With TikTok prepared to go dark as soon as this weekend, many marketers seem poised to go all in on Meta.
Creators aren’t quite so sure.
Thoren Bradley, who has amassed more than 10 million TikTok followers for his woodchopping videos, has spent the last week encouraging people to boycott Meta in response to its lobbying efforts ahead of the bill’s passage last year. (Meta has denied supporting the TikTok divest-or-ban bill.)
Bradley isn’t alone. Videos of people turning off (and calling out) Meta’s data-sharing, tracking Meta’s fluctuating stock price, and deleting Facebook altogether have circulated online since the Supreme Court hearing about the TikTon divest-or-ban bill in early January. Even before that, Google searches for how to delete Facebook and Instagram accounts were on the rise following Meta’s announcement that it would end its third-party fact-checking program.

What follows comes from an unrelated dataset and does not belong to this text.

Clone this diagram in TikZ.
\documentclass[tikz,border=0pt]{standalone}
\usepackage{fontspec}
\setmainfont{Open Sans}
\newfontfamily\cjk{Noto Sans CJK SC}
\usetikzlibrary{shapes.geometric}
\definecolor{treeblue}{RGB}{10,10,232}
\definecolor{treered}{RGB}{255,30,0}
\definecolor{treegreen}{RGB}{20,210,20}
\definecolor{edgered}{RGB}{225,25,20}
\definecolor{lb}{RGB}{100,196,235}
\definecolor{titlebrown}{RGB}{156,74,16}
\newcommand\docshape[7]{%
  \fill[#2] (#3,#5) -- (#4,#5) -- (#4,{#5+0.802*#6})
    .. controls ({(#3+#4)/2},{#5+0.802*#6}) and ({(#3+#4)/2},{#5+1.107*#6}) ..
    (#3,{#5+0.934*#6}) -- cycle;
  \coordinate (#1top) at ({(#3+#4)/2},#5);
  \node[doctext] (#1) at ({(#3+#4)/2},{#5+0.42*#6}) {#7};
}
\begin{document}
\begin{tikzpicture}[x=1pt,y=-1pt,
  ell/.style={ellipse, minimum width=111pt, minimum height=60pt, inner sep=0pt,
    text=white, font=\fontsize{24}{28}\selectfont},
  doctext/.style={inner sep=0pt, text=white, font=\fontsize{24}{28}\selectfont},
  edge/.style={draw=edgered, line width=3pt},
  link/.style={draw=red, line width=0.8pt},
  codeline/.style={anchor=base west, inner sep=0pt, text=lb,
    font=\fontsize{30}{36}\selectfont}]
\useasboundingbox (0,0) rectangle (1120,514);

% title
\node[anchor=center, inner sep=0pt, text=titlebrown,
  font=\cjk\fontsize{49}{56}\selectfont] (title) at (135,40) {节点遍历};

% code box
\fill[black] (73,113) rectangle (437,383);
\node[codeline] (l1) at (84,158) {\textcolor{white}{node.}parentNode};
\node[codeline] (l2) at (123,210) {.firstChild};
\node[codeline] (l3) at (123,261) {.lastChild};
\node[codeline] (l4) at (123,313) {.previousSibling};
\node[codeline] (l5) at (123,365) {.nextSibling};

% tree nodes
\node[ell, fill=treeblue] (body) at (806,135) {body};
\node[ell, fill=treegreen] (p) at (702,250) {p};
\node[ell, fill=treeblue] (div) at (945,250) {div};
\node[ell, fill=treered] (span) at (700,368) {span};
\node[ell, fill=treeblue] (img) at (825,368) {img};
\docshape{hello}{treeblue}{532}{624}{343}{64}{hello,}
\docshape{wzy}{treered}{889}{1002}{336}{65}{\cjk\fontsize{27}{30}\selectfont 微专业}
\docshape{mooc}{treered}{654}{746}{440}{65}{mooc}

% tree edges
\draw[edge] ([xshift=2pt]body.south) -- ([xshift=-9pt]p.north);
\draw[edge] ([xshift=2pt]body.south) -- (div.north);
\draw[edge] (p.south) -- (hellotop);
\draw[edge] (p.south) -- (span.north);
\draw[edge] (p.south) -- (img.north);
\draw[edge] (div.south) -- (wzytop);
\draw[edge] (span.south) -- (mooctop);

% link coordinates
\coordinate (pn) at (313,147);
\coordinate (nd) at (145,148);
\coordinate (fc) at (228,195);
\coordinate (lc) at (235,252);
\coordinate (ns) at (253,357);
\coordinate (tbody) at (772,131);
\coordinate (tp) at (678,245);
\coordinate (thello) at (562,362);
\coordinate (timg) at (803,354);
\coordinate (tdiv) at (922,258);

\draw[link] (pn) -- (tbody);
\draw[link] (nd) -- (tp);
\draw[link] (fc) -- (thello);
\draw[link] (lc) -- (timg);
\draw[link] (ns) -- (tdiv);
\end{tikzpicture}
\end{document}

For creators who still plan on using Meta platforms, there’s some apprehension about audience-building and monetization options. TikToker Erica Mags, who has nearly 105,000 followers on the platform, said in one video that one of her videos didn’t get the same reception on Instagram Reels as it did on TikTok—so much so that she ended up deleting it.
“Don’t make us go over there,” she said in the TikTok. “The vibes are not the same.”